## Exercise directions
Stop at the line containing "fig = go.Figure()": repeat exactly every line of the entries below from the first up to it, plus that line, with pictures omitted.

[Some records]
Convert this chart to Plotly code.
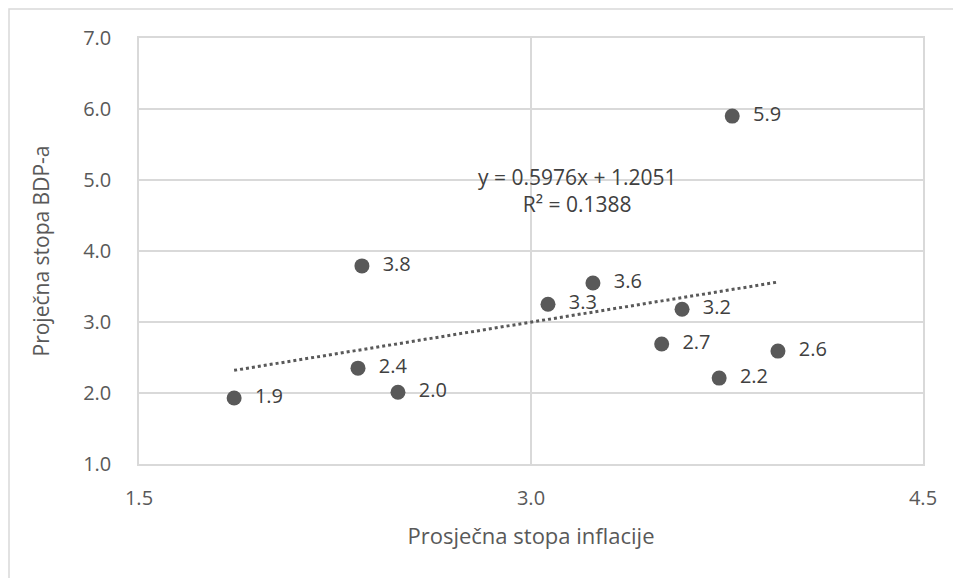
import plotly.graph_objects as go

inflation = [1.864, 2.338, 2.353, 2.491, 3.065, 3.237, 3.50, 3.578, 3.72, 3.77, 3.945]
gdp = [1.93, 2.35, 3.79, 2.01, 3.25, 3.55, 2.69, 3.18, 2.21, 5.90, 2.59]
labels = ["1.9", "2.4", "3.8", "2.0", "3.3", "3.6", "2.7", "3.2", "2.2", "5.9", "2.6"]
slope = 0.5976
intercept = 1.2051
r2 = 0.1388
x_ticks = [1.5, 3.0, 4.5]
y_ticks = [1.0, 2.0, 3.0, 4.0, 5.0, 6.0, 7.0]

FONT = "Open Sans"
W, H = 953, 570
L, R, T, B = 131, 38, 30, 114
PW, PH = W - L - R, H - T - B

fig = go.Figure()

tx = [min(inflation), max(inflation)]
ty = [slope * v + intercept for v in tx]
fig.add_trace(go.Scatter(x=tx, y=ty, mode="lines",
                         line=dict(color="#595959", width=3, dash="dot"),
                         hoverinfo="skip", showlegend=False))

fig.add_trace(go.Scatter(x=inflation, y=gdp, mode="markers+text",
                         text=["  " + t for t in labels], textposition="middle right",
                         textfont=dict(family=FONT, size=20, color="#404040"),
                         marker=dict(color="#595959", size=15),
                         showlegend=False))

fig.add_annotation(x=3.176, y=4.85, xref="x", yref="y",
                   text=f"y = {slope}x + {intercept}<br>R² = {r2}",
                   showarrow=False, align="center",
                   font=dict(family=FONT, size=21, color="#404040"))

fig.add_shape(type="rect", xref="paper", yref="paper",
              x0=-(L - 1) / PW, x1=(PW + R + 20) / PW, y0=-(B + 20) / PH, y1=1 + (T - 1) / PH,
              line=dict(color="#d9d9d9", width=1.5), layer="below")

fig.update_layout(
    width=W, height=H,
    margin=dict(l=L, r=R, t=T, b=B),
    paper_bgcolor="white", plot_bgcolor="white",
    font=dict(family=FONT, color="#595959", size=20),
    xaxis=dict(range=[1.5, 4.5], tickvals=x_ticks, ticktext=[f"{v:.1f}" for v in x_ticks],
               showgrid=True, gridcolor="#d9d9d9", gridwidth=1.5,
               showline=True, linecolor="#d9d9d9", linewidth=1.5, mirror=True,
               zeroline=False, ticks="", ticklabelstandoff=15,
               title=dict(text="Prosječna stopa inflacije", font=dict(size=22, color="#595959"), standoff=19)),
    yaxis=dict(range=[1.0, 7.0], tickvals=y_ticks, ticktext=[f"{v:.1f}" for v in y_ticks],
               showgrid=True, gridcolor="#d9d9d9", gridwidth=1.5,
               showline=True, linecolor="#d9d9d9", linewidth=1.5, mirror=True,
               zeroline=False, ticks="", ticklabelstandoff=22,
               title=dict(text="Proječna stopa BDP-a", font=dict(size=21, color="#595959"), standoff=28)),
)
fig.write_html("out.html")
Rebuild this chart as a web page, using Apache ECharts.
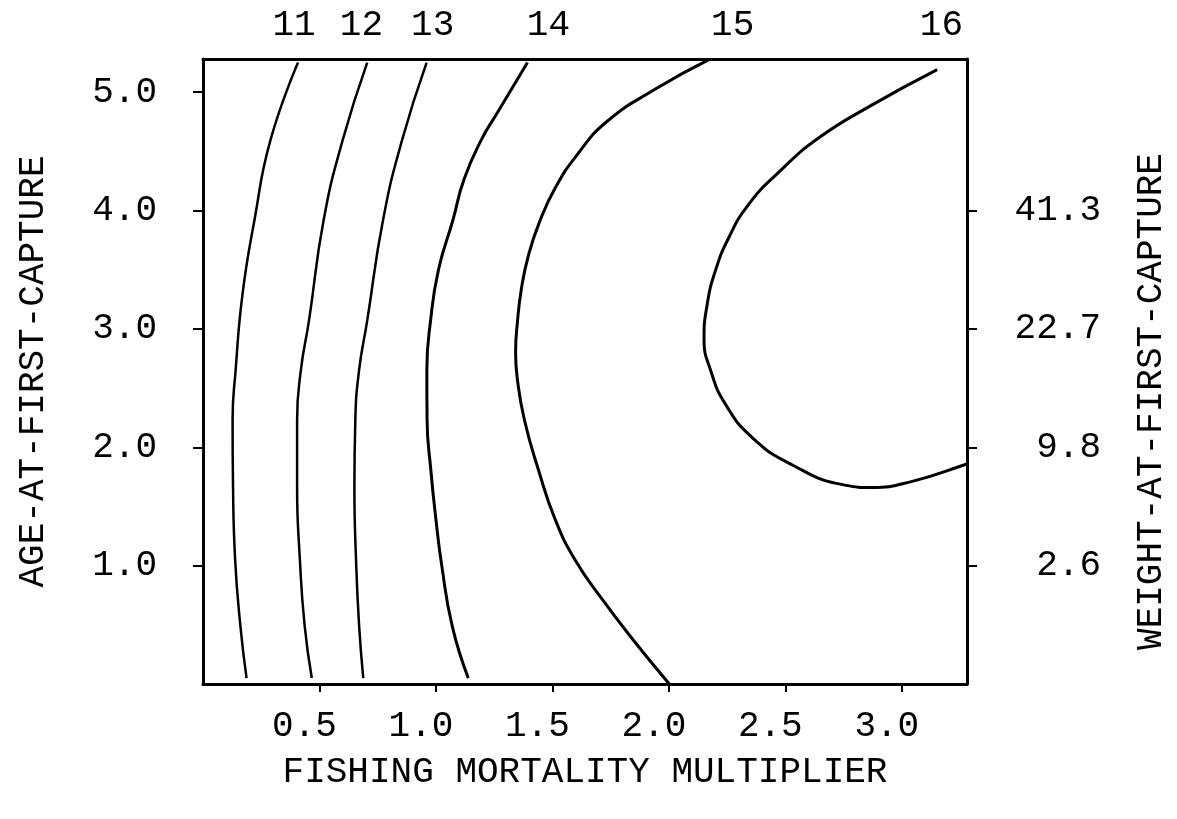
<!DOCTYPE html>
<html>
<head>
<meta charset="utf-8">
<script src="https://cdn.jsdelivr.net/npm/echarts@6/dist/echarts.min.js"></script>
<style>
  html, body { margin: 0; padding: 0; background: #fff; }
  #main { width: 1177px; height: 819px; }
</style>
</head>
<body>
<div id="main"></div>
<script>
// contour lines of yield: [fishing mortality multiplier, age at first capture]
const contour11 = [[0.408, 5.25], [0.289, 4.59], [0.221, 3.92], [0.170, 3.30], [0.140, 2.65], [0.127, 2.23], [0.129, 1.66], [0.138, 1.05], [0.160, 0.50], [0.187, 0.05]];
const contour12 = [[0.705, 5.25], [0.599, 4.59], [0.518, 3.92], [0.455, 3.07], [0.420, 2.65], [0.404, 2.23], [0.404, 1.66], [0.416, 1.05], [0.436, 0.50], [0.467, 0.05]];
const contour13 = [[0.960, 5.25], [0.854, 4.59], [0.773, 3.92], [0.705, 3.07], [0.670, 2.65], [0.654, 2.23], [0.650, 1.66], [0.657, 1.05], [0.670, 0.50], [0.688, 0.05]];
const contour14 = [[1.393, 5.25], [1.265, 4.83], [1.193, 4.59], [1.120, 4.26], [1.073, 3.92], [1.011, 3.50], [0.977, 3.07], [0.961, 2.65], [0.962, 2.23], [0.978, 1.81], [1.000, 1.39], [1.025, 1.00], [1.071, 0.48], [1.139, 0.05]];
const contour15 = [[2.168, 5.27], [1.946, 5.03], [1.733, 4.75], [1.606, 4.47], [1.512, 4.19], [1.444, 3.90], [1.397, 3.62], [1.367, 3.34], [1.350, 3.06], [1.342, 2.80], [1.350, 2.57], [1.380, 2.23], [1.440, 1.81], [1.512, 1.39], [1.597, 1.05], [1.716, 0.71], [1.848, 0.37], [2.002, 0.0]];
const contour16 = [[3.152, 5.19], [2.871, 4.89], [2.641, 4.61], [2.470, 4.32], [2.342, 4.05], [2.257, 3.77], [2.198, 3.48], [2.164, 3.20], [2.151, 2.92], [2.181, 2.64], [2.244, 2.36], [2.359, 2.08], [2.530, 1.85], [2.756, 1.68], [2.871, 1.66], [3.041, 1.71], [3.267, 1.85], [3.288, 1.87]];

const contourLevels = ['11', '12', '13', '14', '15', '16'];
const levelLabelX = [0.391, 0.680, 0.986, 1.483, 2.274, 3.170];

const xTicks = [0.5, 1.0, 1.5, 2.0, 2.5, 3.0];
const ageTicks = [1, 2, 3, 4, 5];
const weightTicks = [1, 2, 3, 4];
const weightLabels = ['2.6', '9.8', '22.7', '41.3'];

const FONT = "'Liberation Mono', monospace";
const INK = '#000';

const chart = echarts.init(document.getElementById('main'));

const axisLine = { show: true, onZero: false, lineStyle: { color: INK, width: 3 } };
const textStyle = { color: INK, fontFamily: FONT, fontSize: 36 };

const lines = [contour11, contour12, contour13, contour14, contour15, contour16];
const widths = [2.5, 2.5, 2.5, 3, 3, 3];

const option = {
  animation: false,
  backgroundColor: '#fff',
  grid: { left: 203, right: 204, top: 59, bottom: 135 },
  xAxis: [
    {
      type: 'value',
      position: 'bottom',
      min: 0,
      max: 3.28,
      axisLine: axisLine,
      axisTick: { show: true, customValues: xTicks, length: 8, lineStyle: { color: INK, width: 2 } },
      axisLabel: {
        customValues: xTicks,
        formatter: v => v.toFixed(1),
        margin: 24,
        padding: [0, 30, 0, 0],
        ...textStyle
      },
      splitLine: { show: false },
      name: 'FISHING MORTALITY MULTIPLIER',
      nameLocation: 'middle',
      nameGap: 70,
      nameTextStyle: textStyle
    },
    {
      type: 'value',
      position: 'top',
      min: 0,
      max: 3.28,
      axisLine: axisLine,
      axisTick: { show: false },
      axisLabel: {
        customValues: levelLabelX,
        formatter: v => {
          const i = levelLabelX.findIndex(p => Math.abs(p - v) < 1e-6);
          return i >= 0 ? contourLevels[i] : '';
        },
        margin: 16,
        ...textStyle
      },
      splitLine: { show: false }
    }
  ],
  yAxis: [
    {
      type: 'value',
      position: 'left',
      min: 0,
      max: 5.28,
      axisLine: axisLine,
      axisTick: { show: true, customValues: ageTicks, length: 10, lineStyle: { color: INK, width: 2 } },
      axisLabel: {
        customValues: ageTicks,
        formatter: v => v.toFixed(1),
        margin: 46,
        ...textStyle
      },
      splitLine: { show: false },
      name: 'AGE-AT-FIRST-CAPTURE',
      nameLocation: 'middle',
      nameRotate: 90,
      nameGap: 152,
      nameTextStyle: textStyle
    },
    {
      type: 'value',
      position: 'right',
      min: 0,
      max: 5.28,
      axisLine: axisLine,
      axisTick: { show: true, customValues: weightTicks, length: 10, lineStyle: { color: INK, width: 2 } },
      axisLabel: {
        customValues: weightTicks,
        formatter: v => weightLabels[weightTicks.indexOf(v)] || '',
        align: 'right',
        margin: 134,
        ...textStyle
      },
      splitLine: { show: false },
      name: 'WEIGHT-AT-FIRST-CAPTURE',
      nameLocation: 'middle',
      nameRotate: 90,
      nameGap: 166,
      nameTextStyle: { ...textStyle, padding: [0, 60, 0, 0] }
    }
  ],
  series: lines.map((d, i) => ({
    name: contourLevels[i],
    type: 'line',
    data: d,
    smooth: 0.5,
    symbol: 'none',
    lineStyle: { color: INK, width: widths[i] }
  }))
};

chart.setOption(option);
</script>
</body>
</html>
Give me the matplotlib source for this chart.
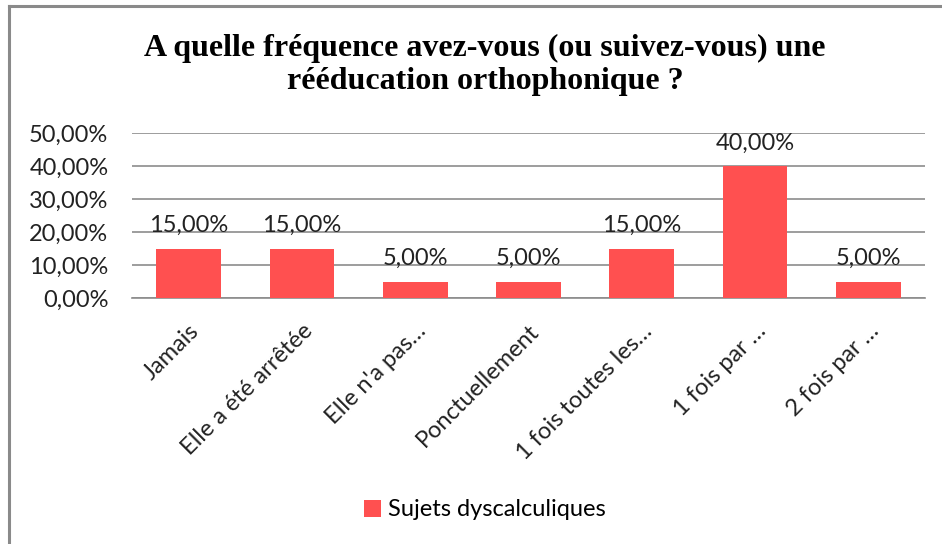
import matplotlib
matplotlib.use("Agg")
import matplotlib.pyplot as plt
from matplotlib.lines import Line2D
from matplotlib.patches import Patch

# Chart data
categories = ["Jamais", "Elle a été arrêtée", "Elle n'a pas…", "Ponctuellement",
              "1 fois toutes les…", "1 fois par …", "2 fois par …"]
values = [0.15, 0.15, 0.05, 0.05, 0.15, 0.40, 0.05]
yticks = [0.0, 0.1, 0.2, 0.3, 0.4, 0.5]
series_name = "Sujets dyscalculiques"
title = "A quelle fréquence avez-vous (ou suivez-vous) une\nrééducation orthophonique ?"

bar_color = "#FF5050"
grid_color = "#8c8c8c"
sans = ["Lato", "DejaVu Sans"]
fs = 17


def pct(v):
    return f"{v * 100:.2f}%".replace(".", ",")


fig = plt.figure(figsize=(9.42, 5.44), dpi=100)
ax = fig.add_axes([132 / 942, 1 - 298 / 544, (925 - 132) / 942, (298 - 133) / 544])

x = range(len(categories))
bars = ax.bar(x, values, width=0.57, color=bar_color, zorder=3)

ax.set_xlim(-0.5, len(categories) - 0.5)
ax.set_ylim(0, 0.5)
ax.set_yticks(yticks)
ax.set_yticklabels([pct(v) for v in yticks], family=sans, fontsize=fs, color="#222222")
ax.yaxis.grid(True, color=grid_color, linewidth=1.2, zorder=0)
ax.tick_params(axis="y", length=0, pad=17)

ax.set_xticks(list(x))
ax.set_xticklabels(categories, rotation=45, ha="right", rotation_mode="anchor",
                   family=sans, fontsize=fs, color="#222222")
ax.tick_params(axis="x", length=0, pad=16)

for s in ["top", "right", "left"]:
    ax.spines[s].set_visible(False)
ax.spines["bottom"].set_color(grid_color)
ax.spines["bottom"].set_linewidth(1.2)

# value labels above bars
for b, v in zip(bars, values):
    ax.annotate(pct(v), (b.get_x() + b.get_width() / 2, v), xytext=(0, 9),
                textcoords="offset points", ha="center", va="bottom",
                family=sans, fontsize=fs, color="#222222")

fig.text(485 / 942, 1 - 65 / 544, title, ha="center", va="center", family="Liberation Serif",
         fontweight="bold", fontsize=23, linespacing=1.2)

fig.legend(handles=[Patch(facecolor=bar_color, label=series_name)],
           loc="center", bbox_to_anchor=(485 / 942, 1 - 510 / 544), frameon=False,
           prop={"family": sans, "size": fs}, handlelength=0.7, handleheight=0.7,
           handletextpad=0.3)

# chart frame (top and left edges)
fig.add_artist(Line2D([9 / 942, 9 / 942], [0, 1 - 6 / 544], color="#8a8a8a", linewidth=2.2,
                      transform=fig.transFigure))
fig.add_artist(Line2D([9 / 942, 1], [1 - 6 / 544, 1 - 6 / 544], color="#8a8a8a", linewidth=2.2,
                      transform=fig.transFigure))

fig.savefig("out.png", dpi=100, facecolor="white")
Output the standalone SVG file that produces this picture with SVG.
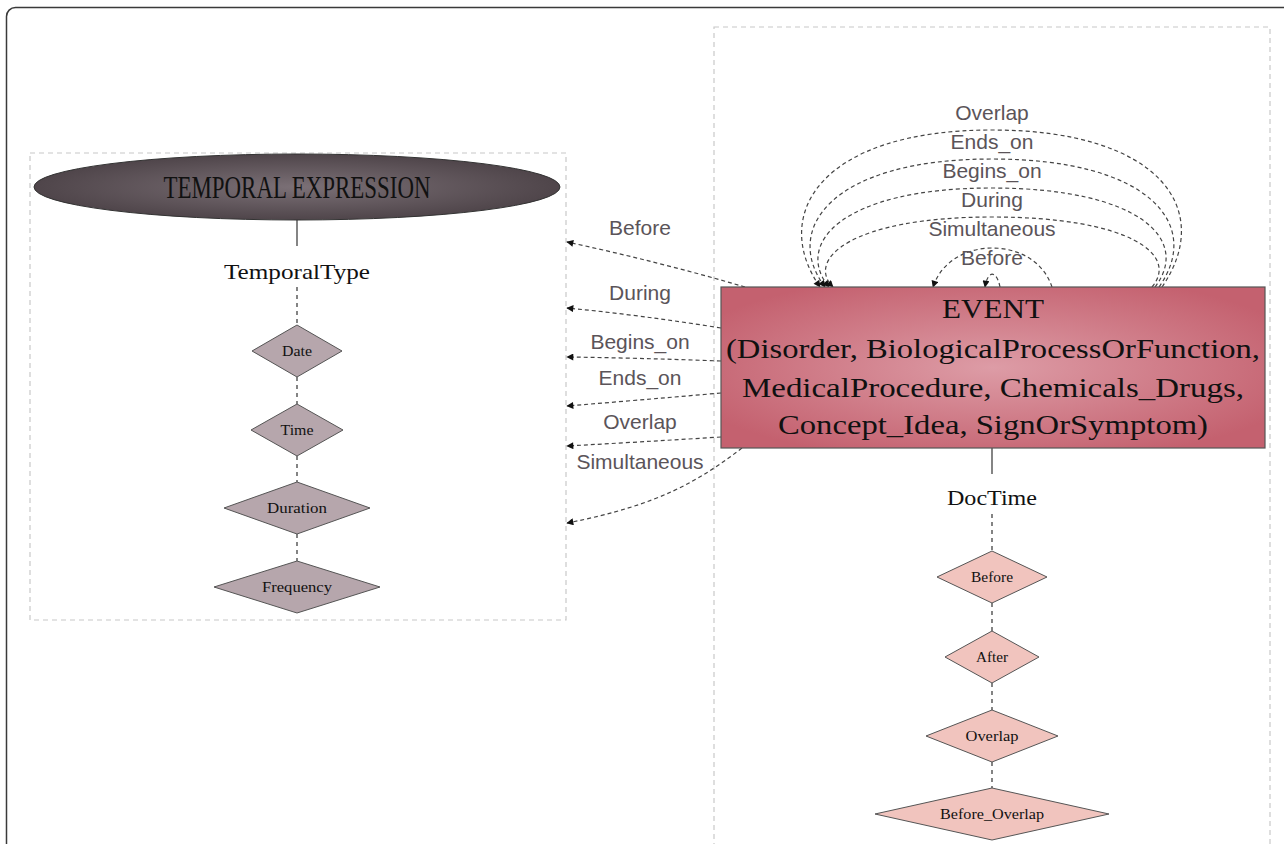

## Response to this task
Convert this chart to Plotly code.
import plotly.graph_objects as go

inflation = [1.864, 2.338, 2.353, 2.491, 3.065, 3.237, 3.50, 3.578, 3.72, 3.77, 3.945]
gdp = [1.93, 2.35, 3.79, 2.01, 3.25, 3.55, 2.69, 3.18, 2.21, 5.90, 2.59]
labels = ["1.9", "2.4", "3.8", "2.0", "3.3", "3.6", "2.7", "3.2", "2.2", "5.9", "2.6"]
slope = 0.5976
intercept = 1.2051
r2 = 0.1388
x_ticks = [1.5, 3.0, 4.5]
y_ticks = [1.0, 2.0, 3.0, 4.0, 5.0, 6.0, 7.0]

FONT = "Open Sans"
W, H = 953, 570
L, R, T, B = 131, 38, 30, 114
PW, PH = W - L - R, H - T - B

fig = go.Figure()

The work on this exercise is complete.